2005-09-22 3:36 pmAnonymous
What chip companies produce multi-thread multi core chips?
IBM has been doing multithreading I think since RS6000, and multi core since POWER4. They’ll be doing multicore multi threading chips for the next generation of game consoles too.
HP has been doing multi core PARISCs for quite a while.
Sun has been doing multi core SPARCs for a while.
I think several ARM manufacturers are doing multi core CPUs.
AMD recently started producing multi core Opterons.
Intel has been doing multi threading for a while and recently multi core.
Several companies do multicore MIPS processors.
2005-09-23 4:04 amAnonymous
its not like those cores are functioning and taking up heat… god you actually run a data center?
2005-09-23 4:34 pmAnonymous
> What chip making company produces multi-thread/multi-core chips?
> Er… I only know one.
Indeed, Intel’s Pentium Extreme Edition 840 has two cores, each with
hyperthreading, and runs at 3.2 GHz. It’s a nice part.
Hrm? What’s that? You didn’t mean intel?
2005-09-24 6:44 amArun
Hyperthreading is a badly implemented design. Notice how most of the new chips intel ammounced resently don’t have them, or atleast I don’t remember reading anything about them having hyperthreading.
Many apps actually perform worse with hyperthreading enabled. The Pentium 840 is nowhere closed to Niagara interms of being multichip/core.

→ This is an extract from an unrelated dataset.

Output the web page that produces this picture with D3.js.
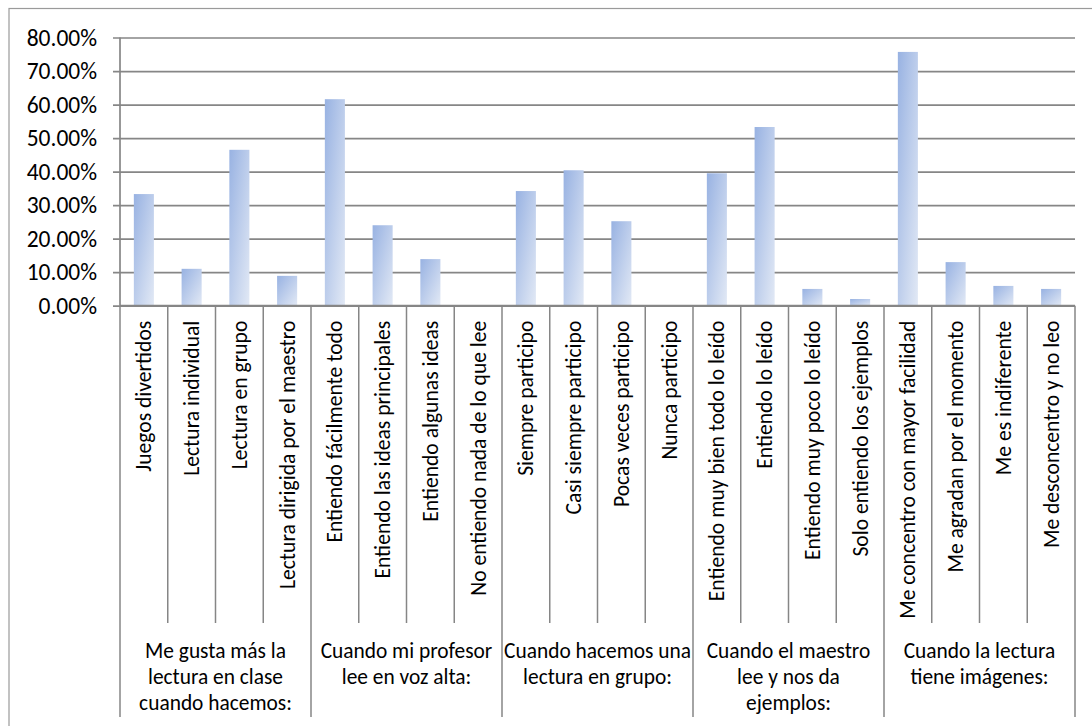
<!DOCTYPE html>
<html>
<head>
<meta charset="utf-8">
<script src="https://cdn.jsdelivr.net/npm/d3@7"></script>
<style>
  html, body { margin: 0; padding: 0; background: #fff; }
  svg { display: block; }
  text { font-family: Carlito, Lato, "Open Sans", sans-serif; fill: #000; }
</style>
</head>
<body>
<svg id="chart" width="1092" height="726"></svg>
<script>
const categories = [
  "Juegos divertidos", "Lectura individual", "Lectura en grupo", "Lectura dirigida por el maestro",
  "Entiendo fácilmente todo", "Entiendo las ideas principales", "Entiendo algunas ideas", "No entiendo nada de lo que lee",
  "Siempre participo", "Casi siempre participo", "Pocas veces participo", "Nunca participo",
  "Entiendo muy bien todo lo leído", "Entiendo lo leído", "Entiendo muy poco lo leído", "Solo entiendo los ejemplos",
  "Me concentro con mayor facilidad", "Me agradan por el momento", "Me es indiferente", "Me desconcentro y no leo"
];
const values = [
  0.333, 0.110, 0.465, 0.089,
  0.616, 0.240, 0.139, 0.000,
  0.342, 0.404, 0.252, 0.000,
  0.395, 0.533, 0.050, 0.020,
  0.757, 0.130, 0.059, 0.050
];
const groupLabels = [
  ["Me gusta más la", "lectura en clase", "cuando hacemos:"],
  ["Cuando mi profesor", "lee en voz alta:"],
  ["Cuando hacemos una", "lectura en grupo:"],
  ["Cuando el maestro", "lee y nos da", "ejemplos:"],
  ["Cuando la lectura", "tiene imágenes:"]
];
const groupSize = 4;
const yTicks = [0, 0.1, 0.2, 0.3, 0.4, 0.5, 0.6, 0.7, 0.8];

const svg = d3.select("#chart");
const plotLeft = 120, plotRight = 1075, plotTop = 37.5, plotBottom = 305.7;
const catBottom = 623, groupBottom = 717;
const tickFont = 23.5, catFont = 21.6, groupFont = 21.4;
const gridColor = "#868686";

// outer chart border (cropped at right/bottom)
svg.append("rect")
  .attr("x", 9).attr("y", 8.5).attr("width", 1200).attr("height", 800)
  .attr("fill", "none").attr("stroke", "#9a9a9a").attr("stroke-width", 1.2);

const defs = svg.append("defs");
const grad = defs.append("linearGradient").attr("id", "barGrad")
  .attr("x1", 0).attr("y1", 0).attr("x2", 1).attr("y2", 1);
grad.append("stop").attr("offset", "0%").attr("stop-color", "#98b2e2");
grad.append("stop").attr("offset", "100%").attr("stop-color", "#e2e9f5");

const x = d3.scaleBand().domain(categories).range([plotLeft, plotRight])
  .paddingInner(0.58).paddingOuter(0.29);
const y = d3.scaleLinear().domain([0, 0.8]).range([plotBottom, plotTop]);

// y gridlines + ticks
const yAxis = d3.axisLeft(y).tickValues(yTicks)
  .tickSize(-(plotRight - plotLeft)).tickPadding(23)
  .tickFormat(d => (d * 100).toFixed(2) + "%");
const yg = svg.append("g").attr("transform", `translate(${plotLeft},0)`).call(yAxis);
yg.select(".domain").remove();
yg.selectAll(".tick line").attr("stroke", gridColor).attr("stroke-width", 1.7).attr("x1", -7);
yg.selectAll(".tick text").attr("font-size", tickFont).attr("font-family", null).attr("fill", "#000");

// bars
svg.append("g").selectAll("rect").data(categories).join("rect")
  .attr("x", d => x(d))
  .attr("width", x.bandwidth())
  .attr("y", (d, i) => y(values[i]))
  .attr("height", (d, i) => y(0) - y(values[i]))
  .attr("fill", "url(#barGrad)");

// y axis line
svg.append("line").attr("x1", plotLeft).attr("x2", plotLeft).attr("y1", plotTop).attr("y2", plotBottom)
  .attr("stroke", gridColor).attr("stroke-width", 1.7);
// x axis line
svg.append("line").attr("x1", plotLeft).attr("x2", plotRight).attr("y1", plotBottom).attr("y2", plotBottom)
  .attr("stroke", gridColor).attr("stroke-width", 1.7);

// category separators
const step = x.step();
const boundaries = d3.range(categories.length + 1).map(i => x.range()[0] + i * step);
svg.append("g").selectAll("line").data(boundaries).join("line")
  .attr("x1", d => d).attr("x2", d => d)
  .attr("y1", plotBottom)
  .attr("y2", (d, i) => i % groupSize === 0 ? groupBottom : catBottom)
  .attr("stroke", gridColor).attr("stroke-width", 1.5);

// category labels (rotated)
svg.append("g").selectAll("text").data(categories).join("text")
  .attr("transform", d => `translate(${x(d) + x.bandwidth() / 2},${plotBottom + 15}) rotate(-90)`)
  .attr("text-anchor", "end")
  .attr("dy", "0.35em")
  .attr("font-size", catFont)
  .text(d => d);

// group labels
const gl = svg.append("g").selectAll("text").data(groupLabels).join("text")
  .attr("text-anchor", "middle")
  .attr("font-size", groupFont)
  .attr("x", (d, i) => (boundaries[i * groupSize] + boundaries[(i + 1) * groupSize]) / 2)
  .attr("y", 658);
gl.selectAll("tspan").data(d => d).join("tspan")
  .attr("x", function() { return this.parentNode.getAttribute("x"); })
  .attr("dy", (d, i) => i === 0 ? 0 : 25.8)
  .text(d => d);
</script>
</body>
</html>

The 840 is closer to the Ultrasparc IV than Niagara.
Well, this way of working hasn’t been seen much with multi-core chips, but there are plenty of equivalent examples:
The intel 486SX (long ago) was just a 486DX chip with a defect coprocessor. And the 487SX coprocessor was again just a 486DX chip with a defect main CPU, but working coprocessor.
Also, graphics chips with multiple rendering pipelines exist in various configurations. These are also just the same chips, but the cheaper ones have defect pipelines disabled.

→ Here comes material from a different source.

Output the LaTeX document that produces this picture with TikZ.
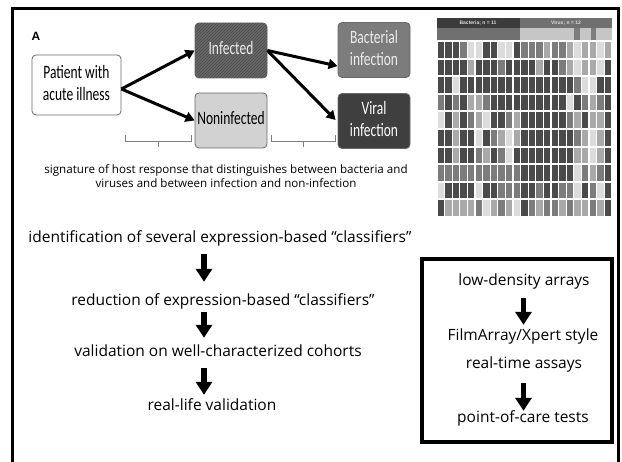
\documentclass[tikz,border=0pt]{standalone}
\usepackage{fontspec}
\usepackage{graphicx}
\setmainfont{Open Sans}
\newfontfamily\calfont{Carlito}
\newfontfamily\arialfont{Liberation Sans}
\usetikzlibrary{arrows.meta,patterns,calc}
\definecolor{hD}{HTML}{4A4A4A}
\definecolor{hM}{HTML}{7C7C7C}
\definecolor{hL}{HTML}{A9A9A9}
\definecolor{hW}{HTML}{DCDCDC}
\definecolor{boxline}{HTML}{6A6A6A}
\newcommand{\boxlbl}[1]{\scalebox{1}[1.4]{\calfont\fontsize{13.5}{15.5}\selectfont\begin{tabular}{@{}c@{}}#1\end{tabular}}}
\begin{document}
\begin{tikzpicture}[x=1pt,y=-1pt,
  flowbox/.style={draw=boxline,line width=0.8pt,rounded corners=4pt,minimum width=72pt,minimum height=55pt,inner sep=0pt},
  toparr/.style={line width=3pt,-{Triangle[width=10pt,length=9pt]}},
  bigarr/.style={line width=5.5pt,-{Triangle[width=16pt,length=13pt]}},
  brk/.style={draw=gray,line width=1pt},
  steptxt/.style={inner sep=0pt,text height=9pt,text depth=3pt,font=\fontsize{15.5}{18}\selectfont},
  captxt/.style={inner sep=0pt,align=center,font=\fontsize{11.6}{14}\selectfont},
  hdrtxt/.style={inner sep=0pt,text=gray!25,font=\arialfont\bfseries\fontsize{5}{6}\selectfont}
]
\useasboundingbox (0,0) rectangle (622,462);
\clip (0,0) rectangle (622,462);
\fill[white] (0,0) rectangle (622,462);

% outer frame
\draw[line width=3pt] (12.5,475) -- (12.5,8.5) -- (618.5,8.5) -- (618.5,475);

% panel A
\node[inner sep=0pt,font=\arialfont\bfseries\fontsize{12}{13}\selectfont] (lblA) at (36,36) {A};

\node[flowbox,fill=white,minimum width=89pt,minimum height=60pt] (pat) at (76.5,85) {\boxlbl{Patient with\\acute illness}};
\node[flowbox,fill=hM!85!black,postaction={pattern=north east lines,pattern color=hD}] (inf) at (231,50.5) {\boxlbl{\textcolor{gray!15}{Infected}}};
\node[flowbox,fill=gray!35] (non) at (231,120.5) {\boxlbl{Noninfected}};
\node[flowbox,fill=hM] (bac) at (374,50) {\boxlbl{\textcolor{gray!15}{Bacterial}\\\textcolor{gray!15}{infection}}};
\node[flowbox,fill=hD!85!black] (vir) at (374,121) {\boxlbl{\textcolor{white}{Viral}\\\textcolor{white}{infection}}};

\draw[toparr] ($(pat.east)+(0,4)$) -- (inf.west);
\draw[toparr] ($(pat.east)+(0,4)$) -- (non.west);
\draw[toparr] (inf.east) -- ($(bac.west)+(0,16)$);
\draw[toparr] (inf.east) -- ($(vir.west)+(-2,-1)$);

\draw[brk] (125,135) -- (125,142) -- (191,142) -- (191,135);
\draw[brk] (158,142) -- (158,147);
\draw[brk] (271,135) -- (271,142) -- (335,142) -- (335,135);
\draw[brk] (303,142) -- (303,147);

\node[captxt] (cap) at (226,176) {signature of host response that distinguishes between bacteria and\\viruses and between infection and non-infection};

% heatmap
\fill[hD!80!black] (437,18) rectangle (520,28.5);
\fill[hM!90!black] (520,18) rectangle (612,28.5);
\node[hdrtxt] (hb) at (478,23) {Bacteria; n = 11};
\node[hdrtxt] (hv) at (566,23) {Virus; n = 12};
\fill[hM!90!black] (437,28.5) rectangle (520,40);
\fill[gray!45] (520,28.5) rectangle (612,40);
\fill[hM] (574,28.5) rectangle (580,40);
\fill[hM] (591,28.5) rectangle (596,40);
\foreach \rw [count=\r from 0] in {
 {D,D,D,M,W,W,D,D,W,W,D,M,M,M,L,M,M,L,W,L,L,W,L},
 {D,D,D,D,L,D,D,D,M,D,D,D,D,L,D,D,M,L,W,L,L,W,D},
 {D,D,W,D,D,D,D,D,D,D,D,D,D,D,D,D,D,D,M,W,W,D,D},
 {M,D,M,D,L,L,M,D,D,D,D,D,D,D,D,D,D,W,D,M,L,M,D},
 {W,D,L,D,M,L,W,D,D,M,L,D,D,D,D,D,D,M,L,D,L,L,D},
 {D,D,L,D,D,W,D,M,L,W,L,D,D,D,D,D,D,D,M,L,W,L,D},
 {D,D,L,D,D,M,L,D,M,W,D,D,D,D,D,D,D,D,L,L,W,L,D},
 {M,M,M,M,M,M,M,M,M,M,M,D,D,D,D,D,D,D,W,M,L,M,D},
 {W,D,D,D,D,W,D,D,M,M,M,D,D,M,D,D,M,M,W,D,M,W,D},
 {D,L,L,L,L,M,W,L,M,L,W,D,M,L,M,M,L,M,L,L,M,L,D}}{
  \foreach \c [count=\k from 0] in \rw {
    \fill[h\c] ({437.6+\k*7.6},{42+\r*17.6}) rectangle ++(6.4,15.6);
  }
}

% lower left flow
\coordinate (ax) at (204,300);
\node[steptxt] (s1) at (220,240) {identification of several expression-based “classifiers”};
\node[steptxt] (s2) at (223,303) {reduction of expression-based “classifiers”};
\node[steptxt] (s3) at (218,354) {validation on well-characterized cohorts};
\node[steptxt] (s4) at (212,408) {real-life validation};
\draw[bigarr,shorten <=8pt,shorten >=15pt] (s1.south -| ax) -- (s2.north -| ax);
\draw[bigarr,shorten <=3pt,shorten >=10pt] (s2.south -| ax) -- (s3.north -| ax);
\draw[bigarr,shorten <=8pt,shorten >=7pt] (s3.south -| ax) -- (s4.north -| ax);

% right box
\node[draw,line width=3.5pt,minimum width=190pt,minimum height=183pt,inner sep=0pt] (rbox) at (517,350.5) {};
\coordinate (bx) at (523.5,350);
\node[steptxt] (r1) at (524,283) {low-density arrays};
\node[steptxt] (r2) at (523,338) {FilmArray/Xpert style};
\node[steptxt] (r3) at (524,366) {real-time assays};
\node[steptxt] (r4) at (523,420) {point-of-care tests};
\draw[bigarr,shorten <=9pt,shorten >=7pt] (r1.south -| bx) -- (r2.north -| bx);
\draw[bigarr,shorten <=11pt,shorten >=3pt] (r3.south -| bx) -- (r4.north -| bx);
\end{tikzpicture}
\end{document}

So selling chips that only partly work (after disabling the non-functional parts) is a common way to keep prices reasonable in the chip industry.

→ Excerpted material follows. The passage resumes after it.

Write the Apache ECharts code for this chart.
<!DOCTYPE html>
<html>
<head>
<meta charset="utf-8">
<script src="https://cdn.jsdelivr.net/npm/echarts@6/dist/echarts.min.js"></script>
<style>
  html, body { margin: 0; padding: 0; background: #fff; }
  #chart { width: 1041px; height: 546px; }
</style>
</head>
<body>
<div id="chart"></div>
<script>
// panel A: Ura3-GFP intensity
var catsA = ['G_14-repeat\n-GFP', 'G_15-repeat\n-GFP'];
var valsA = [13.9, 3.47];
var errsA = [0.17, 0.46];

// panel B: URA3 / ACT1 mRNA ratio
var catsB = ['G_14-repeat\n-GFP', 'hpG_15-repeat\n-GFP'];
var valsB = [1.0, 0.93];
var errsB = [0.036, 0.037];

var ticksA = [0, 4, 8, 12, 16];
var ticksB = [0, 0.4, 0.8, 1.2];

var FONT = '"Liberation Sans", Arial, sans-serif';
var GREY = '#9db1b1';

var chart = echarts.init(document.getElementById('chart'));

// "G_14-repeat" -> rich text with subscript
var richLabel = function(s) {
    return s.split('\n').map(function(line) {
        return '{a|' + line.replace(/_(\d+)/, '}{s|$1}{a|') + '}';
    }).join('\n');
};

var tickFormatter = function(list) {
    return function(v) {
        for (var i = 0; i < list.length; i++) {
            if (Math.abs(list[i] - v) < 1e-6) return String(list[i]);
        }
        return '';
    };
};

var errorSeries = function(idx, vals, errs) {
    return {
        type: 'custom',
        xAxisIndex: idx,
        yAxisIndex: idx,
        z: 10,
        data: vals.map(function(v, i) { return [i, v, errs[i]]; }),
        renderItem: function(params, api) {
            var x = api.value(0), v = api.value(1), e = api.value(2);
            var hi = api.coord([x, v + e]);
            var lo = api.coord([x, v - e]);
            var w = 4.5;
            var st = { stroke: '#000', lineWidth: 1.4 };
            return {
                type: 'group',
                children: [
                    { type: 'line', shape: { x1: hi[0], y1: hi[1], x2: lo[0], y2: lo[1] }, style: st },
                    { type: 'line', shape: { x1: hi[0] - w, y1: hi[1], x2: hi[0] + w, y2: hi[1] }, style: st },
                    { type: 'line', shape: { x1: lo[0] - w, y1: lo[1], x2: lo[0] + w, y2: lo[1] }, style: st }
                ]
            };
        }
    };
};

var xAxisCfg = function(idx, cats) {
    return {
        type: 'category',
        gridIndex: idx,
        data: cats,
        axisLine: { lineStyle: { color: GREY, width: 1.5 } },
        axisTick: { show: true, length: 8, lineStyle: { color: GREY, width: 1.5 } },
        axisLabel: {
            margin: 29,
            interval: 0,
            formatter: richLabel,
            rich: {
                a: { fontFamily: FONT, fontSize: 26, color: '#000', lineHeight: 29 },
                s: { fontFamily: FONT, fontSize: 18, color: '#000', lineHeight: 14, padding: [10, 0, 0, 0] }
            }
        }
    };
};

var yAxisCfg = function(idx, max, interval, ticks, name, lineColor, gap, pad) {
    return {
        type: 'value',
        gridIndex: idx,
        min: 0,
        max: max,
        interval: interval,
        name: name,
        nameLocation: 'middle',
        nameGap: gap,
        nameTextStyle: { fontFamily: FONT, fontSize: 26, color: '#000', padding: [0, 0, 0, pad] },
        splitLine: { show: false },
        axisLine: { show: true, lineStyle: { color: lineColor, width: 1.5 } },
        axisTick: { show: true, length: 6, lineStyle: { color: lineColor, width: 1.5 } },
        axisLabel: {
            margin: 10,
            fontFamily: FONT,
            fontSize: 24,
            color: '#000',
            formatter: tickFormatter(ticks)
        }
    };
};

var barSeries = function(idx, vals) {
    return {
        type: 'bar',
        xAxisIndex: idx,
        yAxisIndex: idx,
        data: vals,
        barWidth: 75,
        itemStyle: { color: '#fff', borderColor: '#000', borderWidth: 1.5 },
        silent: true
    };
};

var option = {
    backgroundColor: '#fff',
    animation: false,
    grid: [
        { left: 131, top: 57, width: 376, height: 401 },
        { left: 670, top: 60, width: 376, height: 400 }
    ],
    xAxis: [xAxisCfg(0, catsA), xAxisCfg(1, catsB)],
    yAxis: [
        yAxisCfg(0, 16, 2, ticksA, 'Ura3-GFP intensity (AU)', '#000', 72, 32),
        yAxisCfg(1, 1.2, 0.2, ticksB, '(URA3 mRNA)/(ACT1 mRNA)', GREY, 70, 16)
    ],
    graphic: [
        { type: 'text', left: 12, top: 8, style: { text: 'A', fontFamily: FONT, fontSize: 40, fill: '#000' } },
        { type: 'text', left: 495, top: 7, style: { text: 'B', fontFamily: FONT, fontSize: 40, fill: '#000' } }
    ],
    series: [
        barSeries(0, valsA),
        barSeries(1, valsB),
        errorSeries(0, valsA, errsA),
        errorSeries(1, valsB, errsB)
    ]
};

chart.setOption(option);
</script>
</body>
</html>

I really hope this replaces the pitiful UltraSPARC IIi that Sun has on the SPARC low-end. The current 550 and 650 MHz offering were slow when they were released over 3 years ago. And I’m not going by clock speed either, I’m going with SPECCPU http://spec.org results.
2005-09-22 9:22 pmAnonymous
You’re right that they are slow, but they are also proven designs and low-power. For something like a DNS server for a small company, they’d be perfect. However, for a network server, Niagara is a perfect replacement.
2005-09-23 11:49 amAnonymous
No, they’re not perfect for a DNS server for a small company. A couple of dirt cheap celerons or semprons are perfect for a DNS server for a small company. And individually they would beat the bejesus out of the USIII, while costing less combined. And also providing redundancy.
2005-09-23 2:58 pmArun
The orginal poster was talking about the ultrasparc IIi’s it’s right in the subject !
2005-09-23 5:05 pmAnonymous
Actually, a SPARC with ECC RAM is better to have around than some Celerons. SPARCs have some firmware diagnostic capabilities, possibly LOM (not sure about the ultra low-end), etc. that are very useful to sys admins.
2005-09-23 8:50 amjessta
that is terrible.
you should probably be shot.
What chip making company does not do things like this? If you have to scrap all chips that have a minor defect, the good ones become way too expensive because they have to compensate for the loss.
So from a business point of view, it’s very logical to also sell those imperfect units (with one or more non-functional cores) for a lower price.